** start of EXERCISE MATERIALS **
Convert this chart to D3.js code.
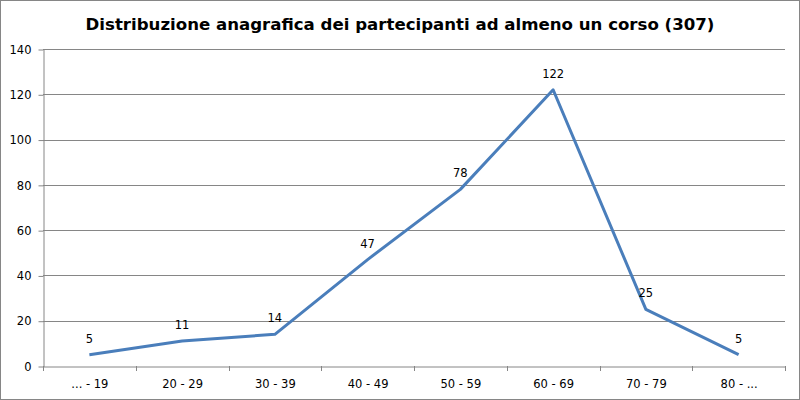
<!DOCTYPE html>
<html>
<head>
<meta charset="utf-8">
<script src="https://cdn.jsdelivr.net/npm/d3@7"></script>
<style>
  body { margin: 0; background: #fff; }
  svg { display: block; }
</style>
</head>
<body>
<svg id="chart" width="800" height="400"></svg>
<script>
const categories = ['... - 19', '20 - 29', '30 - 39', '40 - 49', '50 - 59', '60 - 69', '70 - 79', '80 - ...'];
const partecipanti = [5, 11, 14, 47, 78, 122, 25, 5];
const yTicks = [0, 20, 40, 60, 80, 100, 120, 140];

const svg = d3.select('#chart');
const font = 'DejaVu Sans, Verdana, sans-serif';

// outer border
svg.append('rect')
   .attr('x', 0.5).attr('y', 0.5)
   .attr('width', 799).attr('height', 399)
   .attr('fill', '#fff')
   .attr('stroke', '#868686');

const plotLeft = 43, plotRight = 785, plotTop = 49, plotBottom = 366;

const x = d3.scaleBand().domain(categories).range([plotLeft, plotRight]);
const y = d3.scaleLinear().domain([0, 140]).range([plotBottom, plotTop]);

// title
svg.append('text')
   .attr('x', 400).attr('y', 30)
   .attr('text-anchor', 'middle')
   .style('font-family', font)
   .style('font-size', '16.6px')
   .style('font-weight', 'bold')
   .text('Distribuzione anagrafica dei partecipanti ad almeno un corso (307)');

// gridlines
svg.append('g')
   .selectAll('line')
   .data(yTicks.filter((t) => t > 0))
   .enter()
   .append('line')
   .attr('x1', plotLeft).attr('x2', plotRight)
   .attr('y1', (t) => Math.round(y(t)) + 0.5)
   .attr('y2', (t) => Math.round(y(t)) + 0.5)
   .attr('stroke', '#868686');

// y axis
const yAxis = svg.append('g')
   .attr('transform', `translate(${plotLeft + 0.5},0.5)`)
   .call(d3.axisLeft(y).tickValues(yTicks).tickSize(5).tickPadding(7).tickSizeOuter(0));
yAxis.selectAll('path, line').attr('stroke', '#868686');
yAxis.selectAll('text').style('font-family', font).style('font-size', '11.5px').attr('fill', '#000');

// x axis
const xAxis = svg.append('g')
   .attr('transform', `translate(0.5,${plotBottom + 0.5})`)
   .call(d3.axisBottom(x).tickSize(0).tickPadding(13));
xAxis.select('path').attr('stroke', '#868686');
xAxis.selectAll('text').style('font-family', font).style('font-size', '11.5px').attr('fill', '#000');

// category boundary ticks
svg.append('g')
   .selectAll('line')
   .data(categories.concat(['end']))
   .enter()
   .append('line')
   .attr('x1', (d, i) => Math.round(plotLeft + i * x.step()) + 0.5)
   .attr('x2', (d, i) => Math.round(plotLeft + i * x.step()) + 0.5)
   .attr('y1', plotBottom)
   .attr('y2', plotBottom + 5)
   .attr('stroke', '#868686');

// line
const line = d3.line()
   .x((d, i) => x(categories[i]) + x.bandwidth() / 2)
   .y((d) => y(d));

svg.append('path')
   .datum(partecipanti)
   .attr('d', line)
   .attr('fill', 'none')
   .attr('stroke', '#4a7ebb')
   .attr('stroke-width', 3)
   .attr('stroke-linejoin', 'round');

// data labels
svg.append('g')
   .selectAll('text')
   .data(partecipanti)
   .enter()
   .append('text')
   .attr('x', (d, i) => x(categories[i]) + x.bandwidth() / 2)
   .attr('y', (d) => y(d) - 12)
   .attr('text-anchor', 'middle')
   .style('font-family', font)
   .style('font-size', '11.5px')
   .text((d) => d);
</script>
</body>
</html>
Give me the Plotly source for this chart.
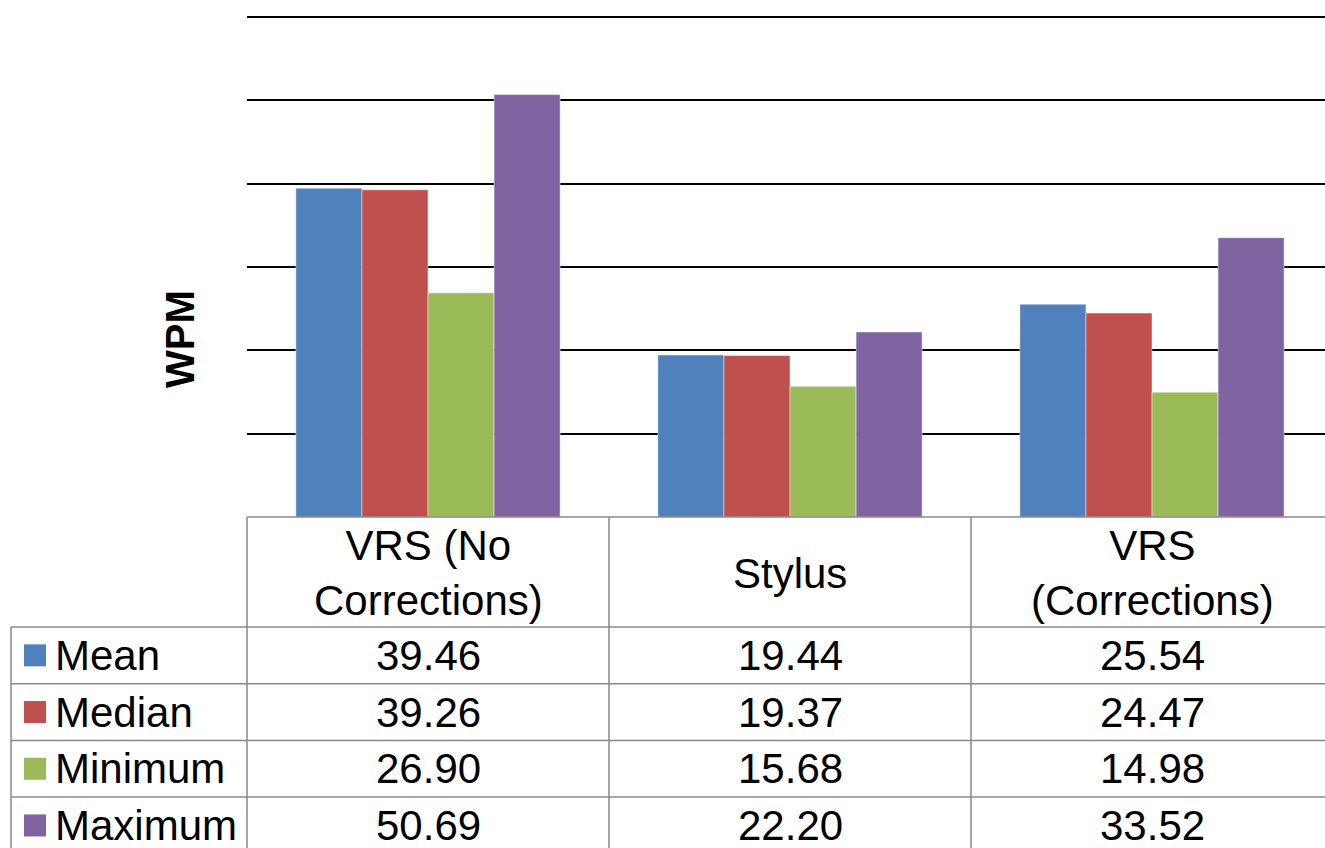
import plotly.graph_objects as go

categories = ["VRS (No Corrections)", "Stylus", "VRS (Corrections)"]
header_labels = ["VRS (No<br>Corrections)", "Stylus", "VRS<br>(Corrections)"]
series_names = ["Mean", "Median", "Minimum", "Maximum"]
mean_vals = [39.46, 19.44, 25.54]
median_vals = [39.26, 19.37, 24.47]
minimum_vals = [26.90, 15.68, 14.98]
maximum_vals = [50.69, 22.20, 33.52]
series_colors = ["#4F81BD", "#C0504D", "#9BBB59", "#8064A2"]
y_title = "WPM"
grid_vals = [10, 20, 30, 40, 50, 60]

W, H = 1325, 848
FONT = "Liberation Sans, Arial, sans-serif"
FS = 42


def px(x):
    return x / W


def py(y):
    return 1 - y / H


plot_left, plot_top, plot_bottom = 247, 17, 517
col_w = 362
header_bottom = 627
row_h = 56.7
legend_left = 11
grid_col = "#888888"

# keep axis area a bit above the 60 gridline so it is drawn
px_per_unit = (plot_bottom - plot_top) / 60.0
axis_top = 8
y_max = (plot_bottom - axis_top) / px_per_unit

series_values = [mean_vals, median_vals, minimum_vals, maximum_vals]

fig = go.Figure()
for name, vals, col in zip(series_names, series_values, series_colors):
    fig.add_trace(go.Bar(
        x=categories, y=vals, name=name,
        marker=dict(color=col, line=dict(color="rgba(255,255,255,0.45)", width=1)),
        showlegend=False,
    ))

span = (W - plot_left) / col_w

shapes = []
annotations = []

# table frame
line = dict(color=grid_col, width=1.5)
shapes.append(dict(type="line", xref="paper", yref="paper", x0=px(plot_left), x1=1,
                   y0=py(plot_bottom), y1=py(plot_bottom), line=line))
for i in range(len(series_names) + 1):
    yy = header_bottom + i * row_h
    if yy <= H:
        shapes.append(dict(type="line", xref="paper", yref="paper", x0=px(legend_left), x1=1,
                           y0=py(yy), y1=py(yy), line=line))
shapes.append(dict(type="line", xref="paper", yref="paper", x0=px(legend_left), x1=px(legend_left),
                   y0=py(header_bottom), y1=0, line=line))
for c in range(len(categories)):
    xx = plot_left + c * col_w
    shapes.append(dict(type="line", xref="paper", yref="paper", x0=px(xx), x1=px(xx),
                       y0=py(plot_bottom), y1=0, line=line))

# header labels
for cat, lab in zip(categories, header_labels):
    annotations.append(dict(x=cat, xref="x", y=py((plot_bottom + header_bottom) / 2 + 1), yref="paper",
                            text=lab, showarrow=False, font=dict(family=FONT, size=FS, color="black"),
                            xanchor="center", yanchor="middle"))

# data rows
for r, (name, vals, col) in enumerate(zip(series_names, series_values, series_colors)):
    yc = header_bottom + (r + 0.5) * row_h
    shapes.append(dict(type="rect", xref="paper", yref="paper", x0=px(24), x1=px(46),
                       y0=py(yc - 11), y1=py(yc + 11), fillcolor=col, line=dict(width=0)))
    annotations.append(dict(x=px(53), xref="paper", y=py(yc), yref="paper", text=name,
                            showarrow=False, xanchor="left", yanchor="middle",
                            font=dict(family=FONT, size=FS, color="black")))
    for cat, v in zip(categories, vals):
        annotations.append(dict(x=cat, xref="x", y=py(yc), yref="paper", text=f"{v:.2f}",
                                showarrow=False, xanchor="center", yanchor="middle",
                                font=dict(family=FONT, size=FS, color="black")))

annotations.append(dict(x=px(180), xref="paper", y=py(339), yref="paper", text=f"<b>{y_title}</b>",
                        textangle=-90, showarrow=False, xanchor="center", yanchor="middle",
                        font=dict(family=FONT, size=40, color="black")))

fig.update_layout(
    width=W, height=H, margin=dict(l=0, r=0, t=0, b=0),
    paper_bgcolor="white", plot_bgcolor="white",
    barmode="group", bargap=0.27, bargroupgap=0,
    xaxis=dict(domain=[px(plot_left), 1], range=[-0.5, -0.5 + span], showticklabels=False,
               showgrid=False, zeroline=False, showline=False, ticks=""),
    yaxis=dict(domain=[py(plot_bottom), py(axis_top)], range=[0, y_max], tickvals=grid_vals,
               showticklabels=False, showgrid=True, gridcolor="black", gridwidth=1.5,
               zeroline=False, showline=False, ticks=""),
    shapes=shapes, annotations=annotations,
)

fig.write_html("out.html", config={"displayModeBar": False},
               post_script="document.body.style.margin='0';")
** end of EXERCISE MATERIALS **
● **EXERCISE DESCRIPTION**
Looking above, find the stretch of lines that opens with the one holding "Give me the Plotly source for this chart." and closes with the one holding "y0=py(plot_bottom), y1=0, line=line))". Copy it exactly, pictures excluded.

● **SOLVED PROBLEM**
Give me the Plotly source for this chart.
import plotly.graph_objects as go

categories = ["VRS (No Corrections)", "Stylus", "VRS (Corrections)"]
header_labels = ["VRS (No<br>Corrections)", "Stylus", "VRS<br>(Corrections)"]
series_names = ["Mean", "Median", "Minimum", "Maximum"]
mean_vals = [39.46, 19.44, 25.54]
median_vals = [39.26, 19.37, 24.47]
minimum_vals = [26.90, 15.68, 14.98]
maximum_vals = [50.69, 22.20, 33.52]
series_colors = ["#4F81BD", "#C0504D", "#9BBB59", "#8064A2"]
y_title = "WPM"
grid_vals = [10, 20, 30, 40, 50, 60]

W, H = 1325, 848
FONT = "Liberation Sans, Arial, sans-serif"
FS = 42


def px(x):
    return x / W


def py(y):
    return 1 - y / H


plot_left, plot_top, plot_bottom = 247, 17, 517
col_w = 362
header_bottom = 627
row_h = 56.7
legend_left = 11
grid_col = "#888888"

# keep axis area a bit above the 60 gridline so it is drawn
px_per_unit = (plot_bottom - plot_top) / 60.0
axis_top = 8
y_max = (plot_bottom - axis_top) / px_per_unit

series_values = [mean_vals, median_vals, minimum_vals, maximum_vals]

fig = go.Figure()
for name, vals, col in zip(series_names, series_values, series_colors):
    fig.add_trace(go.Bar(
        x=categories, y=vals, name=name,
        marker=dict(color=col, line=dict(color="rgba(255,255,255,0.45)", width=1)),
        showlegend=False,
    ))

span = (W - plot_left) / col_w

shapes = []
annotations = []

# table frame
line = dict(color=grid_col, width=1.5)
shapes.append(dict(type="line", xref="paper", yref="paper", x0=px(plot_left), x1=1,
                   y0=py(plot_bottom), y1=py(plot_bottom), line=line))
for i in range(len(series_names) + 1):
    yy = header_bottom + i * row_h
    if yy <= H:
        shapes.append(dict(type="line", xref="paper", yref="paper", x0=px(legend_left), x1=1,
                           y0=py(yy), y1=py(yy), line=line))
shapes.append(dict(type="line", xref="paper", yref="paper", x0=px(legend_left), x1=px(legend_left),
                   y0=py(header_bottom), y1=0, line=line))
for c in range(len(categories)):
    xx = plot_left + c * col_w
    shapes.append(dict(type="line", xref="paper", yref="paper", x0=px(xx), x1=px(xx),
                       y0=py(plot_bottom), y1=0, line=line))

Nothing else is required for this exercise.